It's hard to know what to think about Nancy Pelosi's visit to Taiwan: a courageous show of solidarity with a fellow liberal democracy, or a rash and ill-timed act of personal brinkmanship? Or perhaps both?
"Both" is probably the right answer, but that doesn't help us much. If a war with China does arise out of the visit - and my gut tells me that it probably won't, although the possibility is definitely there - then this will be the modern equivalent of the shooting of the Archduke Ferdinand, a single identifiable act with huge and disproportionate consequences.

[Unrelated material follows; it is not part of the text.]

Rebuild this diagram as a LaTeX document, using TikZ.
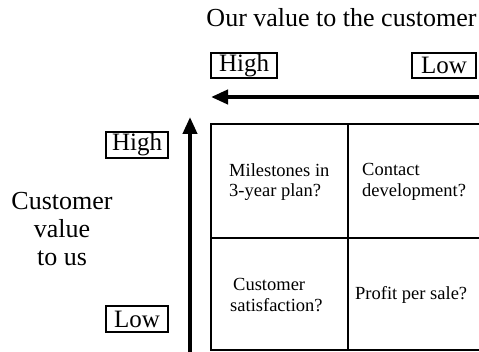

Yes, China's burgeoning imperial ambitions and tub-thumping under President Xi Jinping need to be slapped down. Taiwan is clearly its own country, and few people outside of China would argue otherwise. But the ambiguity of American, Canadian and pretty much every other major country's policy toward Taiwan for decades has at least kept the peace, and allowed Taiwan to function as a more-or-less independent state in most spheres of activity.
Calling China's bluff right now, particularly with the ongoung Russia-Ukraine conflict going on in the background, may not have been the smartest move. Many policy people and lawmakers did try to dissuade Ms. Pelosi from her symbolic and "provocative" visit (provocative to China's leadership, even if not to most other reasonable people), although the official White House line has been that her visit is her own personal business and nothing to do with them (a disingenuous stance, to say the least).
I think it is one of those matters that history will look back on favourably if everything turns out well, but as an egregious misstep if it turns out badly. And right now, there is no way to tell which way it will go, depending as it does on which side of the bed Xi Jinping got out on the day in question. Either way, what has been called the least-worst option for maintaining a tenuous peace has been put at serious risk by Ms. Pelosi's principles.